Construction will cost an estimated $5.69 million in addition to an estimated $6 million for the land. About $7.5 million of the total funding will come from the Port Authority, and additional grants are expected from Bergen County and the state's Green Acres program.

"It's going to have a real positive impact on the town in terms of property values," Ludwig said. "It really makes traveling to the city civilized. It's a quality-of-life issue."

The ferry service developed by the Imperatore family and its company, NY Waterway, was one of the key reasons why Roseland Property Co. jumped in to develop the Riverwalk at Port Imperial, a residential project in West New York, nearly a decade ago. Roseland acquired the 100-acre site north of the Port Imperial ferry terminal when Arthur Imperatore Sr. lost it to foreclosure, owing $8 million on a $50 million note.

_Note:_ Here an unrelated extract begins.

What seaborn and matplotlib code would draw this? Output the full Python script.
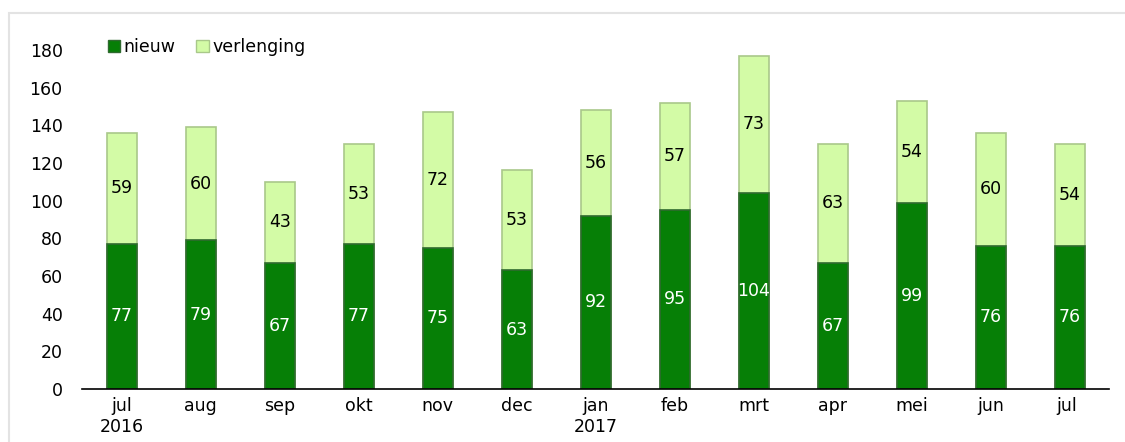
import matplotlib
matplotlib.use("Agg")
import matplotlib.pyplot as plt
from matplotlib.patches import Patch, Rectangle
import seaborn as sns
import pandas as pd

# data
maanden = ["jul\n2016", "aug", "sep", "okt", "nov", "dec", "jan\n2017",
           "feb", "mrt", "apr", "mei", "jun", "jul "]
nieuw = [77, 79, 67, 77, 75, 63, 92, 95, 104, 67, 99, 76, 76]
verlenging = [59, 60, 43, 53, 72, 53, 56, 57, 73, 63, 54, 60, 54]

DARK = "#067f06"
LIGHT = "#d3fba6"
FS = 12.5

sns.set_style("white")
plt.rcParams["font.family"] = ["DejaVu Sans"]
plt.rcParams["text.color"] = "black"

df = pd.DataFrame({"maand": maanden, "nieuw": nieuw, "verlenging": verlenging})
df["totaal"] = df["nieuw"] + df["verlenging"]

fig = plt.figure(figsize=(11.25, 4.42), dpi=100)
ax = fig.add_axes([0.073, 0.12, 0.913, 0.767])

sns.barplot(data=df, x="maand", y="totaal", color=LIGHT, width=0.38,
            edgecolor="#a9c88a", linewidth=1.2, saturation=1, ax=ax)
sns.barplot(data=df, x="maand", y="nieuw", color=DARK, width=0.38,
            edgecolor="#2f6a2f", linewidth=1.2, saturation=1, ax=ax)

for i, (n, v) in enumerate(zip(nieuw, verlenging)):
    ax.text(i, n / 2, str(n), ha="center", va="center", color="white", fontsize=FS)
    ax.text(i, n + v / 2, str(v), ha="center", va="center", color="black", fontsize=FS)

ax.set_ylim(0, 180)
ax.set_xlim(-0.5, len(maanden) - 0.5)
ax.set_yticks(range(0, 181, 20))
ax.set_xlabel("")
ax.set_ylabel("")
ax.tick_params(axis="both", length=0, labelsize=FS, colors="black")
ax.tick_params(axis="y", pad=14)
ax.tick_params(axis="x", pad=6)
for s in ["top", "right", "left"]:
    ax.spines[s].set_visible(False)
ax.spines["bottom"].set_color("black")
ax.spines["bottom"].set_linewidth(1.2)

handles = [Patch(facecolor=DARK, edgecolor="#2f6a2f", label="nieuw"),
           Patch(facecolor=LIGHT, edgecolor="#a9c88a", label="verlenging")]
fig.legend(handles=handles, loc="center left", bbox_to_anchor=(0.096, 0.893),
           ncol=2, frameon=False, fontsize=FS, handlelength=0.7, handleheight=0.7,
           handletextpad=0.2, columnspacing=1.2, borderaxespad=0, borderpad=0,
           labelcolor="black")

# outer frame
fig.patches.append(Rectangle((9 / 1125, -0.05), 1.2, 1 - 13 / 442 + 0.05,
                             transform=fig.transFigure, fill=False,
                             edgecolor="#e3e3e3", linewidth=1.5))

fig.savefig("out.png", dpi=100)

In Monmouth County, ferry service has been a big selling point at such upscale communities as K. Hovnanian's Dunes at Shoal Harbor in the Port Monmouth. section of Middletown. Town houses there are going for $420,000 to $465,000. On the Realtor's Web site, the first amenity mentioned, even before such attractions as the clubhouse and pool, is the ferry.

The Dunes is on Sandy Hook Bay, "just a stone's throw away from convenient ferry service to New York City," Hovnanian boasts. The Web promotion offers residents "a convenient location, gorgeous views and a quick and easy commute to the Big Apple!"

The alternative, of course, is a mind-numbing bumper-to-bumper crawl up the Garden State Parkway and the New Jersey Turnpike.

"The ferry is certainly a factor," said Doug Fenichel, a spokesman for Red Bank-based Hovnanian.

Kara Homes, which is building single-family homes in Middletown at $600,000 plus, and in Sea Bright, for $3 million and more, takes a similar view.

"Only a 35-minute ferry ride to NYC," the company proclaims, in boldface type, in its description of its Tradewinds at Sea Bright development.

"It does have an effect," said Bill Buhrman, a Kara senior vice president. "We do use it [as] a selling tool."

Ferry service is also part of the appeal at Droyers Point, a Hovnanian town house development in Jersey City, where town houses sell for $375,000 to $470,000, and at Grandview at Riverwalk in West New York, where condominiums are selling for more than $900,000, Fenichel said.

"I think people purchasing homes in [these] communities are buying a lifestyle," Fenichel said. "We are seeing more and more of this, with less dependency on the automobile. The ferry is the icing on the cake."

In Jersey City and southern Hoboken, commuters have an alternative in the PATH trains, but many others would be forced to use cars or buses if ferry service is cut back.

The developments don't need ferry service to thrive, but losing it could make them less attractive, developers say.

"It's not going to close us down, but it definitely would have an effect," Buhrman said.